EDITORIAL: Chancellor’s Sudden Departure Fractures Hope

Antwan Wilson
D.C. Public Schools Chancellor Antwan Wilson speaks at a June 14 media roundtable about the high number of Ballou Senior High School teacher resignations. (Lateef Mangum/The Washington Informer)

The chancellor for D.C. Public Schools (DCPS), Antwan Wilson, is officially gone. The call for his resignation by six members of the D.C. City Council and others became official when Mayor Muriel Bowser, who initially stood by him, accepted his resignation on Tuesday.

The mayor said Wilson had lost the trust of parents when he violated terms in his contract that prohibit parents from bypassing the school lottery system to get their child into a school of their choice. It’s impossible to ignore the irony that Wilson, the author of that rule, found it necessary to apologize to those who had entrusted him with the care and future of their children after it became public knowledge that his daughter had been benefited from Wilson bypassing the system, so she could change schools for reasons affecting her academically and emotionally.

Wilson is not the first public official who has skirted the system, nor is he alone as a parent taking extraordinary means to ensure the best educational option for his child. Unfortunately, those in the highest positions or with the greatest influence often succeed, while others are left to accept the spoils of an inequitable education system.

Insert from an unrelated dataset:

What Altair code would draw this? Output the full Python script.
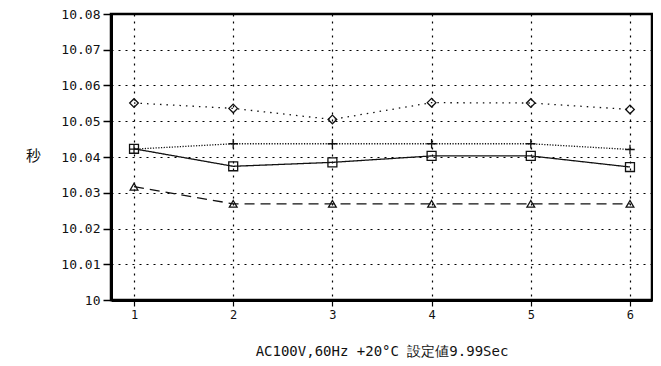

Wilson was brought here to change that but broke his own rule.

It’s disappointing that Wilson’s tenure had to end this way – less than one year and one month into his first term. His visits to every D.C. public school meant a lot to parents and students – hopeful that things might change.

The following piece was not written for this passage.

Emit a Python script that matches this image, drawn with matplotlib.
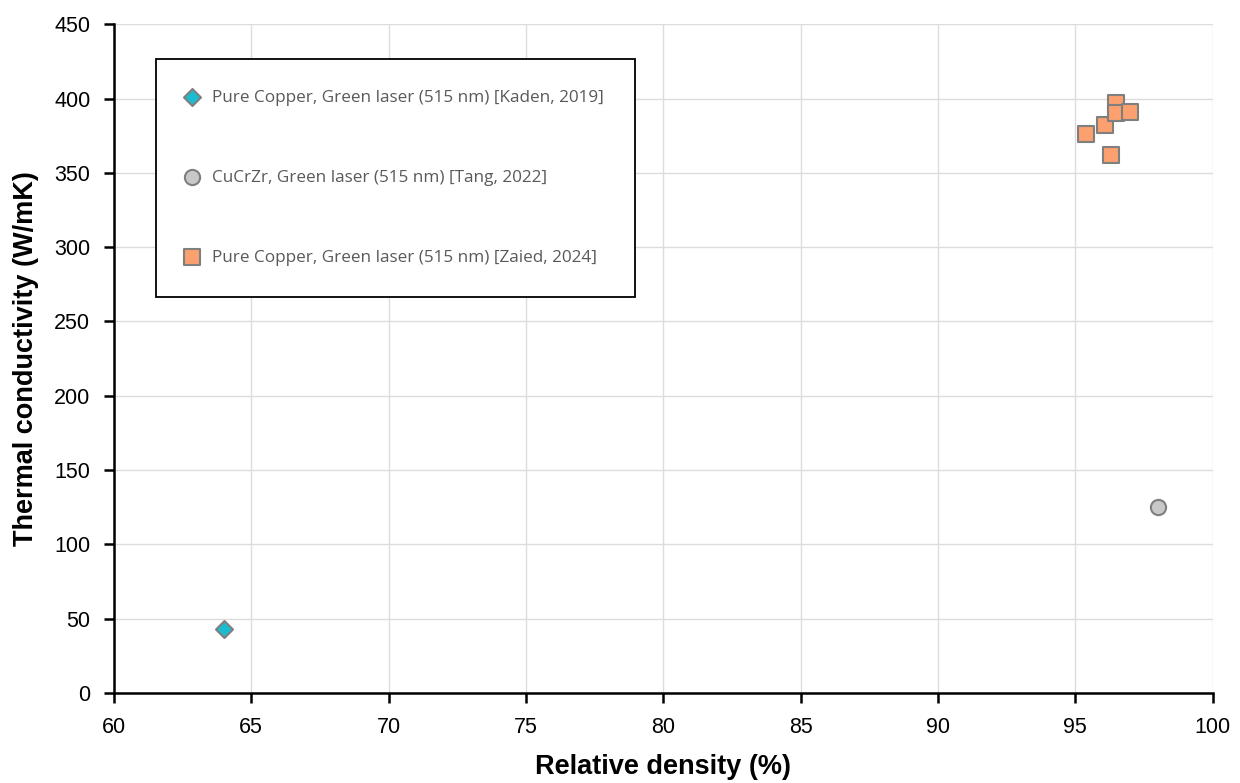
import matplotlib
matplotlib.use("Agg")
import matplotlib.pyplot as plt

# relative density (%) vs thermal conductivity (W/mK)
kaden_x = [64.0]
kaden_y = [43]
tang_x = [98.0]
tang_y = [125]
zaied_x = [95.4, 96.1, 96.3, 96.5, 96.5, 97.0]
zaied_y = [376, 382, 362, 397, 390, 391]

labels = ['Pure Copper, Green laser (515 nm) [Kaden, 2019]',
          'CuCrZr, Green laser (515 nm) [Tang, 2022]',
          'Pure Copper, Green laser (515 nm) [Zaied, 2024]']

xticks = list(range(60, 101, 5))
yticks = list(range(0, 451, 50))

plt.rcParams['font.family'] = ['Liberation Sans', 'DejaVu Sans']

fig = plt.figure(figsize=(12.4, 7.83), dpi=100)
ax = fig.add_axes([0.0919, 0.115, 0.886, 0.854])

edge = '#7f7f7f'
ax.scatter(kaden_x, kaden_y, marker='D', s=75, color='#1cbcd0', edgecolors=edge, linewidths=1.5, zorder=3, label=labels[0])
ax.scatter(tang_x, tang_y, marker='o', s=120, color='#c8c8c8', edgecolors=edge, linewidths=1.5, zorder=3, label=labels[1])
ax.scatter(zaied_x, zaied_y, marker='s', s=120, color='#fba06e', edgecolors=edge, linewidths=1.5, zorder=3, label=labels[2])

ax.set_xlim(60, 100)
ax.set_ylim(0, 450)
ax.set_xticks(xticks)
ax.set_yticks(yticks)
ax.grid(True, color='#dcdcdc', linewidth=1)
ax.set_axisbelow(True)
for s in ['top', 'right']:
    ax.spines[s].set_visible(False)
for s in ['left', 'bottom']:
    ax.spines[s].set_linewidth(1.8)
ax.tick_params(direction='out', length=7, width=1.8, labelsize=15.5, pad=10)

ax.set_xlabel('Relative density (%)', fontsize=19.5, fontweight='bold', labelpad=12)
ax.set_ylabel('Thermal conductivity (W/mK)', fontsize=19.5, fontweight='bold', labelpad=11)

leg = ax.legend(loc='upper left', bbox_to_anchor=(0.038, 0.948), frameon=True, fancybox=False,
                edgecolor='black', framealpha=1, labelspacing=3.75,
                borderpad=1.8, handlelength=0.6, handletextpad=0.9, borderaxespad=0,
                prop={'family': ['Open Sans', 'DejaVu Sans'], 'size': 12.3})
leg.get_frame().set_linewidth(1.3)
for t in leg.get_texts():
    t.set_color('#595959')

fig.savefig('out.png', dpi=100)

When Wilson resigned from his job as superintendent in Oakland in the middle of the school year to come to DCPS, he undoubtedly left students and parents feeling uncertain about the future. That said, in this instance, no matter how much Mayor Bowser asserts that teaching and learning will continue, his abrupt departure will impact D.C. parents and students in similar fashion.

Bowser said the mayor controls the District’s schools while the D.C. Council is responsible for their oversight. It is up to them now to support Dr. Amanda Alexander, interim chancellor, to ensure the next four months of this school year end on a positive note.